++++ ENTRIES PROVIDED
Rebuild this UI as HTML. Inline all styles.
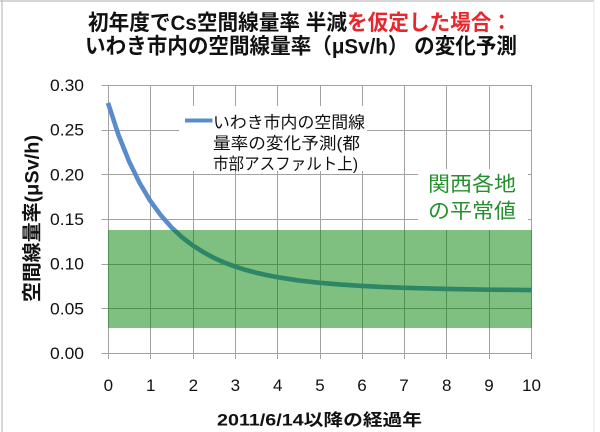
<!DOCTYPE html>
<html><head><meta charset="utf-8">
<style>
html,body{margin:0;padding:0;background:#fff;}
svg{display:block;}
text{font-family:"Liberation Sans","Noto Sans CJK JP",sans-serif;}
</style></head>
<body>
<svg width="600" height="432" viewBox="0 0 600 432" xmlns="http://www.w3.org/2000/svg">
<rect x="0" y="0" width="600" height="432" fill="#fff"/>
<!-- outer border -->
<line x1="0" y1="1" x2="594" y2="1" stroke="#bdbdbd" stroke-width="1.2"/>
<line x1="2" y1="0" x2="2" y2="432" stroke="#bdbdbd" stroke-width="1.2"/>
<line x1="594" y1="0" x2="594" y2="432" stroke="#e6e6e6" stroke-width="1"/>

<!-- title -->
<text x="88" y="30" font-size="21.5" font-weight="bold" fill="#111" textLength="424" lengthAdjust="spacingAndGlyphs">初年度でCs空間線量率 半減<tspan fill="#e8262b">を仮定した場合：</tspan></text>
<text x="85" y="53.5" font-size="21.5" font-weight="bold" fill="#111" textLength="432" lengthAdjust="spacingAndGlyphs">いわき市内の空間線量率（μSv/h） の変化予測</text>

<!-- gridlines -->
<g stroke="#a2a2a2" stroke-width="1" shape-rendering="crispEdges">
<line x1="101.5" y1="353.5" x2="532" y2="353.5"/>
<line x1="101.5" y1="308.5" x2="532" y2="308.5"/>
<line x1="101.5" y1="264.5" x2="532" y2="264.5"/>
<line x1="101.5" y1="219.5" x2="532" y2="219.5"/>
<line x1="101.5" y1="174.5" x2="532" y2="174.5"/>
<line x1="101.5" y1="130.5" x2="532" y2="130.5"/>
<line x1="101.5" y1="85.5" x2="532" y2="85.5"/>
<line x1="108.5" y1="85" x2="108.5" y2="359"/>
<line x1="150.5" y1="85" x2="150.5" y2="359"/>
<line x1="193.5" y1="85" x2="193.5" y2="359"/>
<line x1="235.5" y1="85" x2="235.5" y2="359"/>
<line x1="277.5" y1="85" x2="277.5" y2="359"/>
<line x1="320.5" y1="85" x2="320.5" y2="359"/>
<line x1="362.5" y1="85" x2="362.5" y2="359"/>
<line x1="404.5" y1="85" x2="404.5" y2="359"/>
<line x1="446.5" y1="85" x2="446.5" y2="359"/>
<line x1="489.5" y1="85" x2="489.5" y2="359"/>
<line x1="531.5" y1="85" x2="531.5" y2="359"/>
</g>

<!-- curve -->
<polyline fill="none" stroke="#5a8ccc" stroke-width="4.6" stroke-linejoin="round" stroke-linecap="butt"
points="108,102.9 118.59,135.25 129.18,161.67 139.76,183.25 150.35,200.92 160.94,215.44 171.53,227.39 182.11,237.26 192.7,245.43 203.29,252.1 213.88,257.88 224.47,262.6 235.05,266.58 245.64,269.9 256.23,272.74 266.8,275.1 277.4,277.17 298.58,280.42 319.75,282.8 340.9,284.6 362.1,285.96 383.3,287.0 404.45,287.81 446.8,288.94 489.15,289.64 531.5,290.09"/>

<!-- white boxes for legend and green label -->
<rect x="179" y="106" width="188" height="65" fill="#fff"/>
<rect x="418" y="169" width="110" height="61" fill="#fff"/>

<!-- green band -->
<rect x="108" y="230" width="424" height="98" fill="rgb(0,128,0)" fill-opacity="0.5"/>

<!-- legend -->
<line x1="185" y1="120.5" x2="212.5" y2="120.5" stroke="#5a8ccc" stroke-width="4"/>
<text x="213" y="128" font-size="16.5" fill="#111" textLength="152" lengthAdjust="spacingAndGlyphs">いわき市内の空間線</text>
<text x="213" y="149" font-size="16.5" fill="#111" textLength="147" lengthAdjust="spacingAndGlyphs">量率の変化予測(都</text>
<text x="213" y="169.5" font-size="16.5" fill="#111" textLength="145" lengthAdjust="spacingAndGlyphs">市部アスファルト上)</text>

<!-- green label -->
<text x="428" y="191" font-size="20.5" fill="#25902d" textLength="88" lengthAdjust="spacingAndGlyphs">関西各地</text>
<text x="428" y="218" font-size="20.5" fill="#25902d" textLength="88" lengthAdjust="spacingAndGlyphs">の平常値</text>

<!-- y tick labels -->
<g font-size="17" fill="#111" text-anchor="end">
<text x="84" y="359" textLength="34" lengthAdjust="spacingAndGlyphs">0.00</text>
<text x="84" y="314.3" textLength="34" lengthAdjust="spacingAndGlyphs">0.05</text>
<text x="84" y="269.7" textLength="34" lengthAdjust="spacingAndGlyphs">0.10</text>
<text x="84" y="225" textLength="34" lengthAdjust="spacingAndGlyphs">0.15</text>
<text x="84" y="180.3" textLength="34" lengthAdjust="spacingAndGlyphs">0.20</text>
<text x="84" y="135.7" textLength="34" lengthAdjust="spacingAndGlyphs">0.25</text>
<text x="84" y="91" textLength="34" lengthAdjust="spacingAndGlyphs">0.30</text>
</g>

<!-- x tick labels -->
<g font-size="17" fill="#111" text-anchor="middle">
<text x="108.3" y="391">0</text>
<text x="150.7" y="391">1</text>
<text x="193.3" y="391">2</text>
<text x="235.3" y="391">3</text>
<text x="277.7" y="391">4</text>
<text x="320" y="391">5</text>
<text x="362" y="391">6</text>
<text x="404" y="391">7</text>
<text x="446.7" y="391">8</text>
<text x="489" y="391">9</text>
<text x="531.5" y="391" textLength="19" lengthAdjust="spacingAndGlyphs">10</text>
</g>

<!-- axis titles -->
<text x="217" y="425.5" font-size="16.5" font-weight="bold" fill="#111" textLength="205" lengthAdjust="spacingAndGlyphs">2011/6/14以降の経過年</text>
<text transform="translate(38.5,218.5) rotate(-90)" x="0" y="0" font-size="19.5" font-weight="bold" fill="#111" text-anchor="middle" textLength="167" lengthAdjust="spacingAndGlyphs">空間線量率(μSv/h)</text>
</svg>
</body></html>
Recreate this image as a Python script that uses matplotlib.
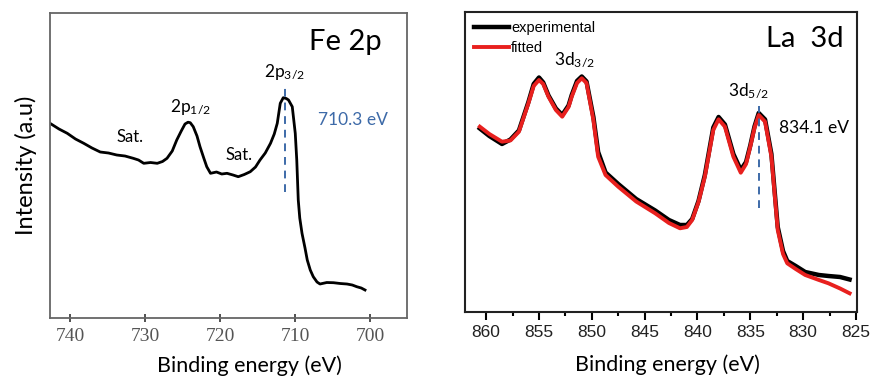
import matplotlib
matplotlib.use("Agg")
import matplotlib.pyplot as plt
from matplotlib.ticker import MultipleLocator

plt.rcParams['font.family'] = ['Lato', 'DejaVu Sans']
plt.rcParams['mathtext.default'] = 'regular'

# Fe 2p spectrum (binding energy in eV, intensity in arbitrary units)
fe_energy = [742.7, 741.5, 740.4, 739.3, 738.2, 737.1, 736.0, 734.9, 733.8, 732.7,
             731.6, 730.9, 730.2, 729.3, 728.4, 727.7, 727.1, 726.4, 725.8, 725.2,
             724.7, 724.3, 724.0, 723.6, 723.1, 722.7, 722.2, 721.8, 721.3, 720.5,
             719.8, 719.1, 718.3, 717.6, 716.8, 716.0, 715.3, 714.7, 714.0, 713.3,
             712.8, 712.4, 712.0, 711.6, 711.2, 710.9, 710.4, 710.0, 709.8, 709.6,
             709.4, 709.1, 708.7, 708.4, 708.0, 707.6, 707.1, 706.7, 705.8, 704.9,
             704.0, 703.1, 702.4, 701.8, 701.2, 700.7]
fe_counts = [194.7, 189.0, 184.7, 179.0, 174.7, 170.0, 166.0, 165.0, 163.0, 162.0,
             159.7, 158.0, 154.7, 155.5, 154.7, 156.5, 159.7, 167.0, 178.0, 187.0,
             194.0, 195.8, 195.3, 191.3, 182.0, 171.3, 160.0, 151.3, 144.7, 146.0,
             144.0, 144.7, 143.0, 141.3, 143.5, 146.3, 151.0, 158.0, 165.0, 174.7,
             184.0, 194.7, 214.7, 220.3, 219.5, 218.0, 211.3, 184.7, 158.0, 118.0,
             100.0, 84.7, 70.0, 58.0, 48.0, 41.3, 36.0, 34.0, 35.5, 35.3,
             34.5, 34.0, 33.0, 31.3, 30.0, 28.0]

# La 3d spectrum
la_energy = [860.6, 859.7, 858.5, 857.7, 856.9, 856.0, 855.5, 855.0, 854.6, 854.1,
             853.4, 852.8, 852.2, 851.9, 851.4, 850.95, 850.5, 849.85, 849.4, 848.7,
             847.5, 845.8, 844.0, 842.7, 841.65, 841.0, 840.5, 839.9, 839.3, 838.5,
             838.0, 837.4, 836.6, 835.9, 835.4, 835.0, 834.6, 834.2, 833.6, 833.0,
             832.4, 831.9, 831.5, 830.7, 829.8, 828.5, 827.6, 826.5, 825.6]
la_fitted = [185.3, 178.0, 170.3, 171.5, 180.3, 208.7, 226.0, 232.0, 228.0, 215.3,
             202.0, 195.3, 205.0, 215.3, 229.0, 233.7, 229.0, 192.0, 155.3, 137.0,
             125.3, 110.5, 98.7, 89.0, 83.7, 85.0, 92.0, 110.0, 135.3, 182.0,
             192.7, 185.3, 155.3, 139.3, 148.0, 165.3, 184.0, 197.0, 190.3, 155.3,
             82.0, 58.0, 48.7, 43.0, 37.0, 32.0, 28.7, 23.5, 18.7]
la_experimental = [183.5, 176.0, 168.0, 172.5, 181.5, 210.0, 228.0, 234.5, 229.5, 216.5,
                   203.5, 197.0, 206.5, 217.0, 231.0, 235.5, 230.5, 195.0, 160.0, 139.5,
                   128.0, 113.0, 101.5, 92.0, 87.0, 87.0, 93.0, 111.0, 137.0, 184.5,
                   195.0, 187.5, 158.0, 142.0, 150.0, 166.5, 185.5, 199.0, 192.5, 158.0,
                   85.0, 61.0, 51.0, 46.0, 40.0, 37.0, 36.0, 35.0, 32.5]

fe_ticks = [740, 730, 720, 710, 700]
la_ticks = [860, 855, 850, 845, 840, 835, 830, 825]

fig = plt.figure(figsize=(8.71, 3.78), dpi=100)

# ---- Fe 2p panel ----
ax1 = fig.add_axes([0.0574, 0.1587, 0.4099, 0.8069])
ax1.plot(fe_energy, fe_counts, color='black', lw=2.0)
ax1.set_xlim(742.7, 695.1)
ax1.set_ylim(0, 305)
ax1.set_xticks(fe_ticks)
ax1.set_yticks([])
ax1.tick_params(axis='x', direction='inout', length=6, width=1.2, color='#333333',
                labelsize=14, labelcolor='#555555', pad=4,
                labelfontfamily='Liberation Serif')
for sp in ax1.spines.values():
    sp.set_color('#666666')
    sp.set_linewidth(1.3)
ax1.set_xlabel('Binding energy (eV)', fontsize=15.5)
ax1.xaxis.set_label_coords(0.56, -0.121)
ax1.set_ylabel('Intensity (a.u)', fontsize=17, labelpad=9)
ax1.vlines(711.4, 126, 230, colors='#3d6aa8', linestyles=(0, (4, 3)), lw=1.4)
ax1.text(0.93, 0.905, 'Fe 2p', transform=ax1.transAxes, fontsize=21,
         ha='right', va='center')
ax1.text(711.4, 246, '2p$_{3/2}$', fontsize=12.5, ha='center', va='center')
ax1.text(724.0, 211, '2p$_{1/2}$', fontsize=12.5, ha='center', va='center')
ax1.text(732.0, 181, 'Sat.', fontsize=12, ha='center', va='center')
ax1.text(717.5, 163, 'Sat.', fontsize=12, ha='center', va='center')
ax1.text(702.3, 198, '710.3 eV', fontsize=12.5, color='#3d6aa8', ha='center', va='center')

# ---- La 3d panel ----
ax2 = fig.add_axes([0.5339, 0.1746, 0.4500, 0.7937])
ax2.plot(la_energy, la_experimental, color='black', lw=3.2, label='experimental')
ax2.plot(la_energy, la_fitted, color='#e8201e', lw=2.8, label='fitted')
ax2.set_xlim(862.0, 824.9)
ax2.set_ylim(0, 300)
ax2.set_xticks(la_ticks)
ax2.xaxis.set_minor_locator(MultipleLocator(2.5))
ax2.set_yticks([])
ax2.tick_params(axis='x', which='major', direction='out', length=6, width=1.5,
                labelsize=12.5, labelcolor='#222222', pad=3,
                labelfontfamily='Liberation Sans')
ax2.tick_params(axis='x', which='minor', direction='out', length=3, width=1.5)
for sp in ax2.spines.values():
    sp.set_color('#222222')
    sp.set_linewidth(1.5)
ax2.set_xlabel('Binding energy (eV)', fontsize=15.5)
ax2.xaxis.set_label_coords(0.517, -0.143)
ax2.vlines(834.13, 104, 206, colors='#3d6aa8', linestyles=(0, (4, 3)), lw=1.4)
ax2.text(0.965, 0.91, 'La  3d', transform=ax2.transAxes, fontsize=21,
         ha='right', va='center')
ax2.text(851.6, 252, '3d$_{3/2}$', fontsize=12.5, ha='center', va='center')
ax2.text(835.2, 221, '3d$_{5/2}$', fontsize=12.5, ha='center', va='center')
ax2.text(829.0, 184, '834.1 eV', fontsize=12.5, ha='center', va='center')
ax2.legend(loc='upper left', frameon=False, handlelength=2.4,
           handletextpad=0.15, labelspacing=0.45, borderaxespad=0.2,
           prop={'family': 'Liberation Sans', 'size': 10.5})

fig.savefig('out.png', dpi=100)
++++++++
TO DO —
Any pictures should be left out. Reproduce every line from the one holding "Recreate this image" down to the one holding "34.5, 34.0, 33.0, 31.3, 30.0, 28.0]", both of those lines included.

SOLUTION TO THIS EXERCISE —
Recreate this image as a Python script that uses matplotlib.
import matplotlib
matplotlib.use("Agg")
import matplotlib.pyplot as plt
from matplotlib.ticker import MultipleLocator

plt.rcParams['font.family'] = ['Lato', 'DejaVu Sans']
plt.rcParams['mathtext.default'] = 'regular'

# Fe 2p spectrum (binding energy in eV, intensity in arbitrary units)
fe_energy = [742.7, 741.5, 740.4, 739.3, 738.2, 737.1, 736.0, 734.9, 733.8, 732.7,
             731.6, 730.9, 730.2, 729.3, 728.4, 727.7, 727.1, 726.4, 725.8, 725.2,
             724.7, 724.3, 724.0, 723.6, 723.1, 722.7, 722.2, 721.8, 721.3, 720.5,
             719.8, 719.1, 718.3, 717.6, 716.8, 716.0, 715.3, 714.7, 714.0, 713.3,
             712.8, 712.4, 712.0, 711.6, 711.2, 710.9, 710.4, 710.0, 709.8, 709.6,
             709.4, 709.1, 708.7, 708.4, 708.0, 707.6, 707.1, 706.7, 705.8, 704.9,
             704.0, 703.1, 702.4, 701.8, 701.2, 700.7]
fe_counts = [194.7, 189.0, 184.7, 179.0, 174.7, 170.0, 166.0, 165.0, 163.0, 162.0,
             159.7, 158.0, 154.7, 155.5, 154.7, 156.5, 159.7, 167.0, 178.0, 187.0,
             194.0, 195.8, 195.3, 191.3, 182.0, 171.3, 160.0, 151.3, 144.7, 146.0,
             144.0, 144.7, 143.0, 141.3, 143.5, 146.3, 151.0, 158.0, 165.0, 174.7,
             184.0, 194.7, 214.7, 220.3, 219.5, 218.0, 211.3, 184.7, 158.0, 118.0,
             100.0, 84.7, 70.0, 58.0, 48.0, 41.3, 36.0, 34.0, 35.5, 35.3,
             34.5, 34.0, 33.0, 31.3, 30.0, 28.0]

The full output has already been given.